Tuesday, April 28, 2009

Jaki, on Darwin's theory of evolution


As a science, Darwin's theory is the only scientific approach to the vast sequence of living beings because its two pillars: the difference between parents and offspring can be measured as well as the impact of the environment on that difference. But since neither of those pillars have been quantitatively established with sufficient precision, Darwinism as a science remains incomplete, a point which drives Darwinists mad. As for Darwinism as an ideology, it is materialism at its worst. Evolutionary theists still should see these points in their true weight.

(Whoa, I have also insisted on the same point in this space, in less elegant wording.
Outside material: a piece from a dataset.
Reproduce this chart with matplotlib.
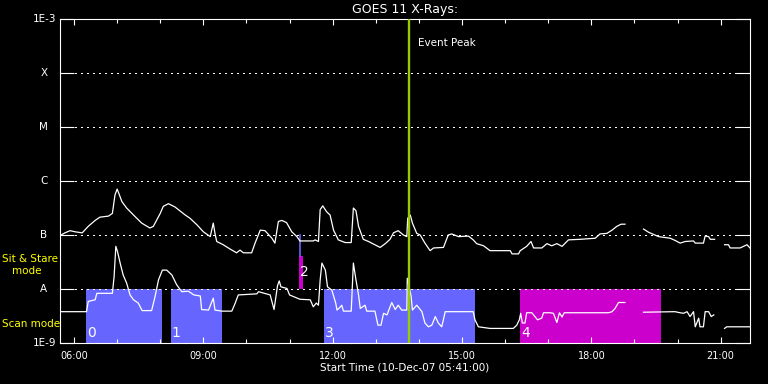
import numpy as np
import matplotlib
matplotlib.use('Agg')
import matplotlib.pyplot as plt
from matplotlib.ticker import FixedLocator, NullLocator

nan = np.nan

# time in hours of 10-Dec-07, flux as log10(W/m^2)
# long channel (1-8 A)
hi_t = [5.70, 5.79, 5.91, 6.02, 6.19, 6.33, 6.49, 6.60, 6.80, 6.89,
        6.95, 7.00, 7.04, 7.11, 7.22, 7.38, 7.57, 7.76, 7.84, 8.00,
        8.07, 8.19, 8.34, 8.58, 8.69, 8.85, 9.00, 9.16, 9.23, 9.27,
        9.31, 9.46, 9.62, 9.77, 9.85, 9.93, 10.12, 10.20, 10.32, 10.43,
        10.59, 10.66, 10.74, 10.82, 10.93, 11.05, 11.17, 11.24, 11.55, 11.59,
        11.67, 11.71, 11.77, 11.86, 11.94, 12.02, 12.13, 12.29, 12.43, 12.48,
        12.54, 12.60, 12.71, 12.83, 12.98, 13.10, 13.22, 13.33, 13.41, 13.52,
        13.64, 13.72, 13.74, 13.80, 13.85, 13.95, 14.03, 14.14, 14.26, 14.34,
        14.57, 14.68, 14.76, 14.92, 15.15, 15.26, 15.34, 15.50, 15.65, 16.12,
        16.16, 16.31, 16.35, 16.50, 16.60, 16.66, 16.85, 16.97, 17.08, 17.20,
        17.32, 17.47, 17.74, 18.09, 18.20, 18.36, 18.48, 18.59, 18.69, 18.78,
        nan, 19.21, 19.33, 19.56, 19.83, 19.94, 20.06, 20.18, 20.37, 20.41,
        20.60, 20.64, 20.72, 20.76, 20.86,
        nan, 21.09, 21.18, 21.22, 21.45, 21.61, 21.68]
hi_log = [-7.00, -6.96, -6.92, -6.94, -6.96, -6.84, -6.73, -6.67, -6.65, -6.60,
          -6.26, -6.15, -6.23, -6.38, -6.50, -6.63, -6.78, -6.87, -6.84, -6.60,
          -6.47, -6.42, -6.48, -6.63, -6.69, -6.81, -6.94, -7.03, -6.78, -6.97,
          -7.12, -7.18, -7.26, -7.33, -7.28, -7.33, -7.33, -7.15, -6.91, -6.92,
          -7.06, -7.15, -6.75, -6.73, -6.77, -6.94, -7.03, -7.11, -7.11, -7.09,
          -7.12, -6.53, -6.46, -6.57, -6.63, -6.91, -7.09, -7.14, -7.14, -6.50,
          -6.55, -6.84, -7.08, -7.12, -7.18, -7.23, -7.16, -7.08, -6.96, -6.92,
          -7.00, -7.03, -6.69, -6.63, -6.78, -6.97, -7.00, -7.15, -7.29, -7.24,
          -7.23, -7.00, -6.98, -7.03, -7.02, -7.09, -7.16, -7.20, -7.29, -7.29,
          -7.35, -7.35, -7.29, -7.21, -7.12, -7.24, -7.24, -7.16, -7.20, -7.16,
          -7.21, -7.09, -7.08, -7.06, -6.98, -6.97, -6.91, -6.84, -6.80, -6.80,
          nan, -6.89, -6.95, -7.03, -7.06, -7.10, -7.15, -7.12, -7.11, -7.15,
          -7.15, -7.02, -7.03, -7.08, -7.08,
          nan, -7.18, -7.18, -7.24, -7.24, -7.18, -7.24]

# short channel (0.5-4 A)
lo_t = [5.70, 6.29, 6.33, 6.49, 6.53, 6.89, 6.93, 6.97, 7.01, 7.07,
        7.14, 7.22, 7.30, 7.38, 7.49, 7.58, 7.80, 7.88, 7.96, 8.05,
        8.15, 8.27, 8.38, 8.50, 8.65, 8.78, 8.93, 8.96, 9.12, 9.23,
        9.27, 9.43, 9.66, 9.74, 9.81, 10.24, 10.28, 10.55, 10.64, 10.72,
        10.76, 10.80, 10.94, 11.00, 11.24, 11.48, 11.55, 11.62, 11.67, 11.71,
        11.75, 11.83, 11.88, 11.98, 12.07, 12.10, 12.18, 12.21, 12.25, 12.43,
        12.48, 12.54, 12.60, 12.64, 12.75, 12.79, 12.98, 13.05, 13.12, 13.18,
        13.26, 13.37, 13.45, 13.52, 13.60, 13.72, 13.73, 13.78, 13.82, 13.85,
        13.95, 14.07, 14.14, 14.22, 14.30, 14.38, 14.45, 14.53, 14.61, 15.26,
        15.30, 15.38, 15.65, 16.19, 16.27, 16.33, 16.36, 16.40, 16.46, 16.50,
        16.62, 16.69, 16.75, 16.85, 16.89, 17.04, 17.12, 17.20, 17.26, 17.32,
        17.37, 18.40, 18.48, 18.55, 18.63, 18.78,
        nan, 19.21, 19.94, 20.06, 20.14, 20.22, 20.29, 20.37, 20.41, 20.49,
        20.52, 20.60, 20.64, 20.72, 20.78, 20.84,
        nan, 21.09, 21.14, 21.68]
lo_log = [-8.42, -8.42, -8.23, -8.20, -8.08, -8.08, -7.77, -7.21, -7.31, -7.52,
          -7.74, -7.89, -8.11, -8.20, -8.26, -8.40, -8.40, -8.14, -7.83, -7.65,
          -7.65, -7.74, -7.92, -8.05, -8.04, -8.11, -8.13, -8.38, -8.39, -8.17,
          -8.39, -8.41, -8.41, -8.26, -8.11, -8.09, -8.05, -8.11, -8.38, -7.94,
          -7.85, -7.96, -7.99, -8.11, -8.19, -8.20, -8.33, -8.26, -8.30, -7.83,
          -7.52, -7.65, -7.96, -8.02, -8.26, -8.39, -8.33, -8.30, -8.41, -8.41,
          -7.52, -7.83, -8.11, -8.36, -8.30, -8.41, -8.41, -8.67, -8.67, -8.45,
          -8.48, -8.25, -8.38, -8.30, -8.39, -8.39, -7.80, -7.99, -8.14, -8.39,
          -8.30, -8.42, -8.63, -8.70, -8.67, -8.51, -8.63, -8.70, -8.42, -8.42,
          -8.57, -8.70, -8.73, -8.73, -8.67, -8.57, -8.45, -8.63, -8.63, -8.44,
          -8.44, -8.51, -8.57, -8.54, -8.44, -8.44, -8.45, -8.62, -8.44, -8.52,
          -8.44, -8.44, -8.42, -8.36, -8.25, -8.25,
          nan, -8.43, -8.42, -8.44, -8.45, -8.42, -8.51, -8.42, -8.70, -8.54,
          -8.70, -8.70, -8.42, -8.42, -8.51, -8.48,
          nan, -8.73, -8.70, -8.70]

# observation blocks
block_id = ['0', '1', '3', '4']
block_start = [6.27, 8.24, 11.80, 16.35]
block_end = [8.03, 9.43, 15.30, 19.61]
block_mode = ['scan', 'scan', 'scan', 'stare']
stare2_t = [11.225, 11.318]     # block 2 (sit & stare)
stare2_log = [-8.0, -7.39]
peak_t = 13.77

levels = [-9, -8, -7, -6, -5, -4, -3]
level_names = ['1E-9', 'A', 'B', 'C', 'M', 'X', '1E-3']
hour_ticks = [6, 9, 12, 15, 18, 21]
hour_labels = ['06:00', '09:00', '12:00', '15:00', '18:00', '21:00']

mode_color = {'scan': '#6666ff', 'stare': '#cc00cc'}

fig = plt.figure(figsize=(7.68, 3.84), dpi=100, facecolor='black')
ax = fig.add_axes([60/768, 41/384, 690/768, 324/384], facecolor='black')
ax.set_yscale('log')
ax.set_xlim(5.675, 21.68)
ax.set_ylim(1e-9, 1e-3)

for i in range(len(block_id)):
    ax.fill_between([block_start[i], block_end[i]], 1e-9, 1e-8,
                    color=mode_color[block_mode[i]], lw=0, zorder=1)
    ax.text(block_start[i] + 0.03, 10**-8.81, block_id[i], color='white',
            fontsize=10, ha='left', va='center', zorder=6)
ax.fill_between(stare2_t, 10**stare2_log[0], 10**stare2_log[1],
                color=mode_color['stare'], lw=0, zorder=1)
ax.plot([stare2_t[0] + 0.012] * 2, [10**stare2_log[1], 1e-7],
        color=mode_color['scan'], lw=1.2, zorder=1)
ax.text(stare2_t[0] + 0.01, 10**-7.68, '2', color='white',
        fontsize=10, ha='left', va='center', zorder=6)

# dotted decade lines
for lev in levels[1:-1]:
    ax.axhline(10.0**lev, xmin=15/690, xmax=676/690, color='white', lw=0.7,
               linestyle=(0, (1.1, 5.1)), antialiased=False, zorder=2)

ax.plot(hi_t, 10.0**np.array(hi_log), color='white', lw=0.9, zorder=4)
ax.plot(lo_t, 10.0**np.array(lo_log), color='white', lw=0.9, zorder=4)

ax.axvline(peak_t, color='#99cc00', lw=1.7, zorder=5)
ax.text(peak_t + 0.2, 0.926, 'Event Peak', color='white', fontsize=7.5,
        ha='left', va='center', transform=ax.get_xaxis_transform())

# axes styling
for s in ax.spines.values():
    s.set_color('white')
    s.set_linewidth(0.8)
ax.yaxis.set_major_locator(FixedLocator([10.0**l for l in levels]))
ax.yaxis.set_minor_locator(NullLocator())
ax.tick_params(axis='y', which='major', direction='in', length=10, width=0.8,
               color='white', left=True, right=True, labelleft=False)
ax.xaxis.set_major_locator(FixedLocator(hour_ticks))
ax.xaxis.set_minor_locator(FixedLocator([h for h in range(6, 22) if h % 3 != 0]))
ax.set_xticklabels(hour_labels)
ax.tick_params(axis='x', which='major', direction='in', length=4.3, width=0.8,
               color='white', top=True, bottom=True, labelcolor='white',
               labelsize=7, pad=6)
ax.tick_params(axis='x', which='minor', direction='in', length=2.8, width=0.8,
               color='white', top=True, bottom=True)

ytr = ax.get_yaxis_transform()
for lev, name in zip(levels, level_names):
    if name.startswith('1E'):
        ax.text(-0.005, 10.0**lev, name, color='white', fontsize=7.5,
                ha='right', va='center', transform=ytr)
    else:
        ax.text(-0.0235, 10.0**lev, name, color='white', fontsize=7.5,
                ha='center', va='center', transform=ytr)

fig.text(2/768, 1 - 259/384, 'Sit & Stare', color='yellow', fontsize=7.5,
         ha='left', va='center')
fig.text(12/768, 1 - 271/384, 'mode', color='yellow', fontsize=7.5,
         ha='left', va='center')
fig.text(2/768, 1 - 324/384, 'Scan mode', color='yellow', fontsize=7.5,
         ha='left', va='center')

fig.text(405/768, 1 - 9.5/384, 'GOES 11 X-Rays:', color='white', fontsize=9,
         ha='center', va='center')
fig.text(405/768, 1 - 368/384, 'Start Time (10-Dec-07 05:41:00)', color='white',
         fontsize=7.5, ha='center', va='center')

fig.savefig('out.png', dpi=100, facecolor='black')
Naturally, not one soul liked it -- to think that it's not even a scholarly thought, it's plain common sense.)

Fr. Stanley Jaki is "one of the most influential scientific minds in the Catholic Church. He died on April 7. He gave respectability to the view that, far from being essentially at odds, Christianity and science are natural allies. His burial will be at Pannonhalma Abbey, Hungary, on April 29."

Snipped from the news:

"Jaki was a prolific writer, authoring dozens of books, articles and essays covering everything from the metaphysics of the Eucharist, to the primacy of the Apostle Peter, to exactly where and how Charles Darwin went woefully wrong.

One of the central questions he dealt with was this: How is it that science became a self-sustaining enterprise only in the Christian West? Jaki believed the answer lay in the Christian faith, in belief in the Incarnation, and his life work was to show why this was so.

The American writer Walker Percy, a convert to Catholicism, formulated the position Jaki came to espouse this way in his novel Lost in the Cosmos: "As Whitehead pointed out, it is no coincidence that science sprang, not from Ionian metaphysics, not from the Brahmin-Buddhist-Taoist East, not from the Egyptian-Mayan astrological South, but from the heart of the Christian West, that although Galileo fell out with the Church, he would hardly have taken so much trouble studying Jupiter and dropping objects from towers if the reality and value and order of things had not first been conferred by belief in the Incarnation."

Jaki affirmed that Christianity prevented a slide into pantheism because the doctrine of the creation was bolstered by faith in the Incarnation. Pantheism is invariably present when the eternal and cyclic view of the cosmos prevails. The uniqueness of the Incarnation and Redemption, Jaki held, dashed to pieces any possibility of the eternal and cyclic view; for if the world were cyclic, the once-and-for-all coming of Christ would be undermined. The uniqueness of Christ secures a linear view of history and makes Christianity more than just one among many historical factors influencing the world, Jaki argued. The dogmas of the Creation and Incarnation mean "an absolute and most revolutionary break with a past steeped in paganism,'' and the enunciation of these dogmas and their historical impact is "an uphill fight never to be completed," he said.

A relentless scholar, Jaki studied the religious thinking of G. K. Chesterton, the works of the French physicist and historian of science Pierre Duhem, and the life of Cardinal John Henry Newman, the 19th-century theologian who famously converted from Anglicanism to Roman Catholicism. Jaki is probably best known, however, for works like The Relevance of Physics (1966) and Science and Creation (1974), in which he argued that the scientific enterprise did not become viable and self-sustaining until its incarnation in Christian medieval Europe, and that the advancement of science was indebted to the Christian understanding of creation.

Father Jaki was a beloved and much-sought after "Chestertonian," and a true follower of the Rule of St. Benedict in every way imaginable — he was always teaching. He only had to be invited to speak once to the annual American Chesterton Society Conference....after that he would simply call Dale Ahlquist in advance and announce his topic! Such graceful moxie is very rare these days and those of us who have known him, learned from him, and loved him, have all been blessed and bettered by his initiative; it will be a palpable loss not to have this spiritual and intellectual giant in our midst any longer."